This article originally appeared in the Province.
By Blair Gibbs and Keith Humphreys, May 4, 2023
In 2020 and 2021, a deadly health crisis caused a loss of about 450,000 years of life in Canada, five times the years of life stolen by COVID. The crisis is drug addiction and, like COVID, it will not be rolled back until the country devotes new thinking and resources to its resolution.
Because the outcomes of the punitive “war on drugs” approach have been disappointing, it is common to imagine that the opposite approach would yield better results.
In 2000, Vancouver launched a new public health-focused strategy to address drug addiction, which ever since has increasingly emphasized harm reduction, including supervised drug consumption sites, heroin clinics, community distribution of powerful opioids, and decriminalization.
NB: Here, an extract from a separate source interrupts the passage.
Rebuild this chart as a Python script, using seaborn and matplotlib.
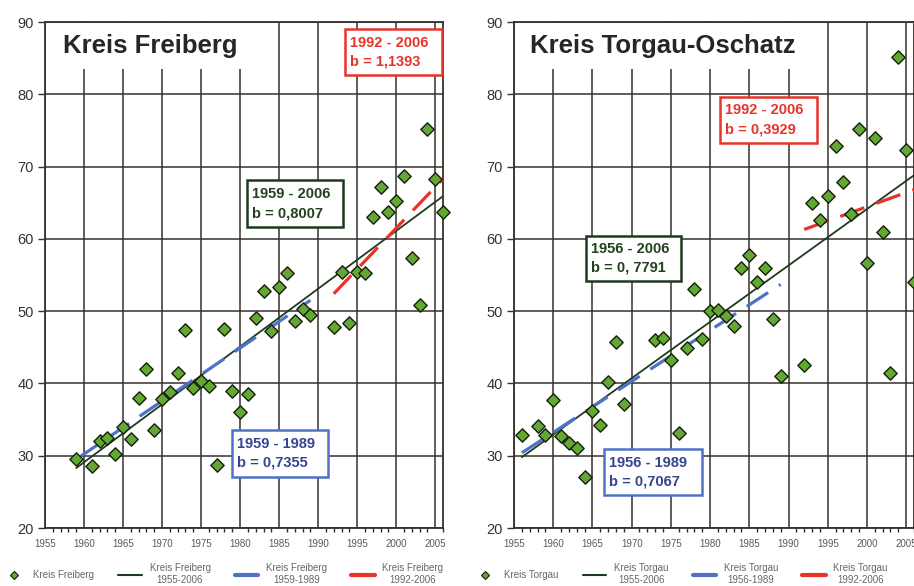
import pandas as pd
import seaborn as sns
import matplotlib.pyplot as plt
from matplotlib.lines import Line2D
from matplotlib.patches import Rectangle
from matplotlib.ticker import MultipleLocator

# %%-----------------------------------------------------------------------
# data

fb_years = [1959, 1961, 1962, 1963, 1964, 1965, 1966, 1967, 1968, 1969,
            1970, 1971, 1972, 1973, 1974, 1975, 1976, 1977, 1978, 1979,
            1980, 1981, 1982, 1983, 1984, 1985, 1986, 1987, 1988, 1989,
            1992, 1993, 1994, 1995, 1996, 1997, 1998, 1999, 2000, 2001,
            2002, 2003, 2004, 2005, 2006]
fb_values = [29.5, 28.6, 32.1, 32.5, 30.2, 34.0, 32.3, 38.0, 42.0, 33.6,
             37.8, 38.8, 41.5, 47.4, 39.3, 40.4, 39.7, 28.7, 47.5, 38.9,
             36.1, 38.6, 49.1, 52.8, 47.2, 53.3, 55.3, 48.7, 50.3, 49.5,
             47.8, 55.4, 48.4, 55.4, 55.3, 63.0, 67.2, 63.7, 65.2, 68.7,
             57.3, 50.8, 75.2, 68.3, 63.7]

tg_years = [1956, 1958, 1959, 1960, 1961, 1962, 1963, 1964, 1965, 1966,
            1967, 1968, 1969, 1973, 1974, 1975, 1976, 1977, 1978, 1979,
            1980, 1981, 1982, 1983, 1984, 1985, 1986, 1987, 1988, 1989,
            1992, 1993, 1994, 1995, 1996, 1997, 1998, 1999, 2000, 2001,
            2002, 2003, 2004, 2005, 2006]
tg_values = [32.8, 34.1, 32.9, 37.7, 32.7, 31.8, 31.0, 27.1, 36.2, 34.2,
             40.2, 45.7, 37.2, 46.0, 46.3, 43.2, 33.1, 44.9, 53.0, 46.1,
             50.0, 50.1, 49.3, 48.0, 55.9, 57.8, 54.1, 55.9, 48.9, 41.0,
             42.6, 65.0, 62.6, 65.9, 72.8, 67.9, 63.5, 75.2, 56.6, 74.0,
             61.0, 41.5, 85.2, 72.3, 54.1]

# trend line end points (full period, early period, late period)
fb_all_years, fb_all_vals = [1959, 2006], [28.3, 65.9]
fb_early_years, fb_early_vals = [1959, 1989], [29.5, 51.5]
fb_late_years, fb_late_vals = [1992, 2006], [52.4, 68.3]

tg_all_years, tg_all_vals = [1956, 2006], [29.8, 68.8]
tg_early_years, tg_early_vals = [1956, 1989], [30.4, 53.7]
tg_late_years, tg_late_vals = [1992, 2006], [61.3, 66.8]

fb_box_texts = ["1959 - 2006\nb = 0,8007", "1959 - 1989\nb = 0,7355", "1992 - 2006\nb = 1,1393"]
tg_box_texts = ["1956 - 2006\nb = 0, 7791", "1956 - 1989\nb = 0,7067", "1992 - 2006\nb = 0,3929"]

fb_legend = ["Kreis Freiberg", "Kreis Freiberg\n1955-2006", "Kreis Freiberg\n1959-1989", "Kreis Freiberg\n1992-2006"]
tg_legend = ["Kreis Torgau", "Kreis Torgau\n1955-2006", "Kreis Torgau\n1956-1989", "Kreis Torgau\n1992-2006"]

# %%-----------------------------------------------------------------------
# styling

GREEN_FILL = '#62a833'
DARK_GREEN = '#1e3a1e'
BLUE = '#4d72c6'
RED = '#e8332b'
GRID = '#35302c'

sns.set_style('white')
plt.rcParams['font.family'] = ['Liberation Sans', 'DejaVu Sans']

fig = plt.figure(figsize=(9.14, 5.86), dpi=100)
ax1 = fig.add_axes([45 / 914, 58 / 586, 398 / 914, 506 / 586])
ax2 = fig.add_axes([514 / 914, 58 / 586, 400 / 914, 506 / 586])


def draw_panel(ax, years, values, trends, title, title_x, boxes, box_colors, box_texts, legend_labels, legend_x):
    pts = pd.DataFrame({'year': years, 'value': values})
    sns.scatterplot(data=pts, x='year', y='value', marker='D', s=46, color=GREEN_FILL,
                    edgecolor='#151f0c', linewidth=1.0, ax=ax, zorder=6, clip_on=False)

    styles = [dict(color=DARK_GREEN, lw=1.3),
              dict(color=BLUE, lw=2.3, dashes=(8, 4)),
              dict(color=RED, lw=2.3, dashes=(8, 4))]
    for (tx, ty), st in zip(trends, styles):
        tdf = pd.DataFrame({'year': tx, 'value': ty})
        sns.lineplot(data=tdf, x='year', y='value', ax=ax, color=st['color'],
                     lw=st['lw'], zorder=5)
        if 'dashes' in st:
            ax.get_lines()[-1].set_dashes(st['dashes'])

    ax.set_xlim(1955, 2006)
    ax.set_ylim(20, 90)
    ax.xaxis.set_major_locator(MultipleLocator(5))
    ax.xaxis.set_minor_locator(MultipleLocator(1))
    ax.yaxis.set_major_locator(MultipleLocator(10))
    ax.grid(True, which='major', color=GRID, lw=1.1)
    ax.set_axisbelow(True)
    for sp in ax.spines.values():
        sp.set_color(GRID)
        sp.set_linewidth(1.3)
    ax.tick_params(axis='x', which='major', length=5, width=1, color=GRID,
                   labelsize=7, labelcolor='#5a5a5a', pad=3)
    ax.tick_params(axis='x', which='minor', length=3, width=1, color=GRID, bottom=True)
    ax.tick_params(axis='y', which='major', length=5, width=1, color=GRID,
                   labelsize=10.5, labelcolor='#333333', pad=3, left=True)
    ax.set_xlabel('')
    ax.set_ylabel('')

    ax.text(title_x, 86.7, title, fontsize=18.5, fontweight='bold', va='center', ha='left',
            zorder=7, bbox=dict(facecolor='white', edgecolor='none', pad=8))

    for (x0, x1, y0, y1), col, txt in zip(boxes, box_colors, box_texts):
        ax.add_patch(Rectangle((x0, y0), x1 - x0, y1 - y0, facecolor='white',
                               edgecolor=col[0], lw=1.8, zorder=8, clip_on=False))
        ax.text(x0 + 0.6, (y0 + y1) / 2, txt, color=col[1], fontsize=10.5, fontweight='bold',
                va='center', ha='left', linespacing=1.45, zorder=9)

    handles = [Line2D([], [], marker='D', ls='none', markersize=4, color=GREEN_FILL,
                      markeredgecolor='#151f0c', markeredgewidth=0.8),
               Line2D([], [], color=DARK_GREEN, lw=1.5),
               Line2D([], [], color=BLUE, lw=3),
               Line2D([], [], color=RED, lw=3)]
    leg = fig.legend(handles, legend_labels, loc='center left',
                     bbox_to_anchor=(legend_x, 12 / 586), ncol=4, frameon=False,
                     fontsize=7, labelcolor='#666666', handlelength=2.4,
                     columnspacing=2.5, handletextpad=0.8, borderpad=0,
                     borderaxespad=0)
    for t in leg.get_texts():
        t.set_multialignment('center')


draw_panel(ax1, fb_years, fb_values,
           [(fb_all_years, fb_all_vals), (fb_early_years, fb_early_vals), (fb_late_years, fb_late_vals)],
           'Kreis Freiberg', 1957.3,
           [(1980.9, 1993.2, 61.6, 68.1), (1979.0, 1991.3, 27.1, 33.6), (1993.5, 2005.9, 82.7, 89.0)],
           [(DARK_GREEN, '#23401f'), (BLUE, '#34448f'), (RED, RED)],
           fb_box_texts, fb_legend, 2 / 914)

draw_panel(ax2, tg_years, tg_values,
           [(tg_all_years, tg_all_vals), (tg_early_years, tg_early_vals), (tg_late_years, tg_late_vals)],
           'Kreis Torgau-Oschatz', 1957.0,
           [(1964.2, 1976.3, 54.2, 60.4), (1966.5, 1979.0, 24.6, 30.9), (1981.3, 1993.6, 73.3, 79.6)],
           [(DARK_GREEN, '#23401f'), (BLUE, '#34448f'), (RED, RED)],
           tg_box_texts, tg_legend, 473 / 914)

fig.savefig('out.png', dpi=100)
However, deaths kept rising every year and in 2016 the province declared a public health emergency — and five years later, deaths had more than doubled again. So, despite noble intentions and a substantial resource investment, B.C.’s overdose death rate is now as high as the worst affected parts of the U.S.If this was any other area of policy — educational attainment, or crime, or cancer survival rates — this level of deterioration would be cause for a huge public reckoning and a major rethink of our approach. Who is responsible? What was promised that simply hasn’t been delivered?
As death rates have climbed, the crime, disorder and wider social impact of the addiction crisis have started to get federal attention. But drug policy seems stuck in a polarized debate between a war on drugs versus complete laxness about their availability and harms. We need a “third way.”
Everyone working in this field wants to improve life chances and save people from premature death, but Canada needs a new approach because we are clearly not winning this battle with the tactics adopted to date. Policies in places like B.C. could be fuelling the drug addiction crisis, not mitigating it.
If an exclusively “harm reduction” approach was the necessary pivot away from a “war on drugs,” then why has a more liberalized approach not managed to save more lives? It can’t be compassionate if it doesn’t work.
The toxic supply of fentanyl is a key driver of the crisis. This public health threat is intrinsically hard to combat; fentanyl is cheap to manufacture, easy to smuggle, potent in very small quantities, hard to interdict and very simple to cut with other drugs.
No jurisdiction has all the answers, but the time has come to recognize the limits of an exclusively harm reduction approach, as well as the right place for smart enforcement, including court-ordered sobriety, and adequate investment in recovery.
We should not be defeatist. Not everyone with an opioid addiction will end up overdosing, and not everyone with a chronic addiction is destined to stay addicted. Recovery is possible and policies should provide viable pathways for drug users to enter treatment and pursue recovery. Pressuring addicted individuals to undergo treatment is controversial, but positive incentives alone may not be working.
Addiction is treatable and more focus on evidence-based treatment options, including new licensed drugs like Sublocade, could help reduce demand for dangerous illicit drugs. Purpose-built recovery communities could provide the sustainable conditions to allow some users to transition to a drug-free life over time.
A third way on addiction policy is possible, but that needs a new debate where we are honest about what success looks like, take a non-ideological approach to the problem, and leverage the right level of government to play its part.
British Columbia remains the epicentre of this drug addiction crisis. Unfortunately, it is no longer where pioneering policy is making any meaningful difference. No one wants a return to an ’80s style crackdown, but we must be prepared to move beyond policies that have not delivered the turnaround we have all been promised repeatedly for over 20 years.
Today’s depressing goal — albeit one that has still not been met — of keeping a slightly higher share of desperate people from dying cannot be the peak of our ambitions.
Blair Gibbs is a policy consultant and former advisor to the UK prime minister. Keith Humphreys is a professor of Psychiatry at Stanford University and served as senior drug policy advisor in U.S. President Obama’s White House. They recently authored a new Report for the Stanford Network on Addiction Policy and participated at a Macdonald-Laurier Institute panel event.